An Act concerning a maximum contaminant level for 1,2,3-trichloropropane and supplementing P.L.1977, c.224 (C.58:12A-1 et seq.).
Be It Enacted by the Senate and General Assembly of the State of New Jersey:
1. a. The Drinking Water Quality Institute established pursuant to section 10 of P.L.1983, c.443 (C.58:12A-20) shall study the issue of 1,2,3-trichloropropane levels in drinking water and, within 90 days after the date of enactment of this act, recommend to the Department of Environmental Protection a maximum contaminant level for 1,2,3-trichloropropane in drinking water.
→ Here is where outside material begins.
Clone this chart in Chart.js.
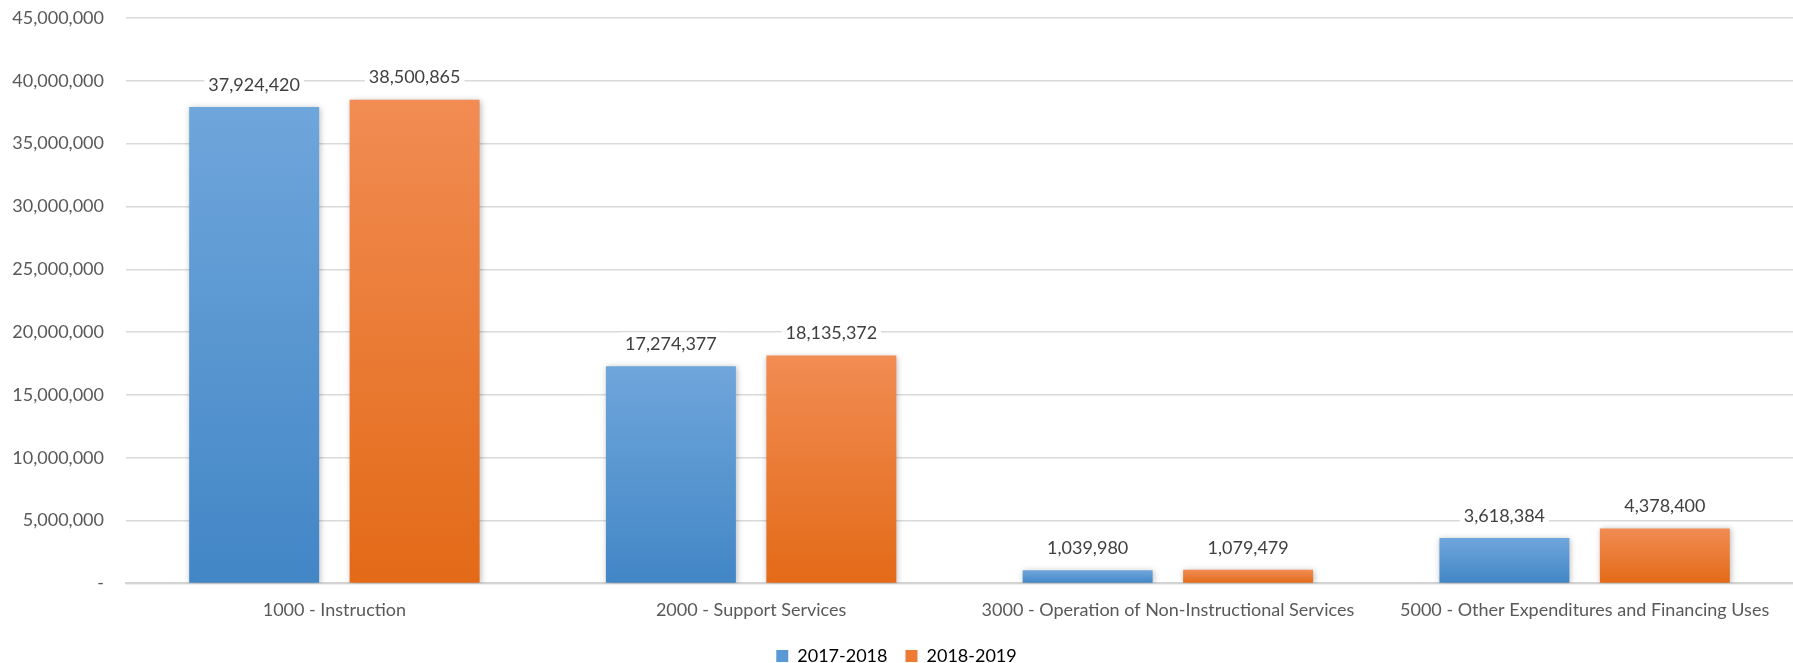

b. The Department of Environmental Protection shall adopt, pursuant to the “Administrative Procedure Act,” P.L.1968, c.410 (C.52:14B-1 et seq.), a maximum contaminant level for 1,2,3-trichloropropane based upon the recommendation made by the Drinking Water Quality Institute pursuant to subsection a. of this section. The department shall adopt the maximum contaminant level for 1,2,3-trichloropropane within 180 days after receiving the recommendation thereon from the institute.
2. This act shall take effect immediately.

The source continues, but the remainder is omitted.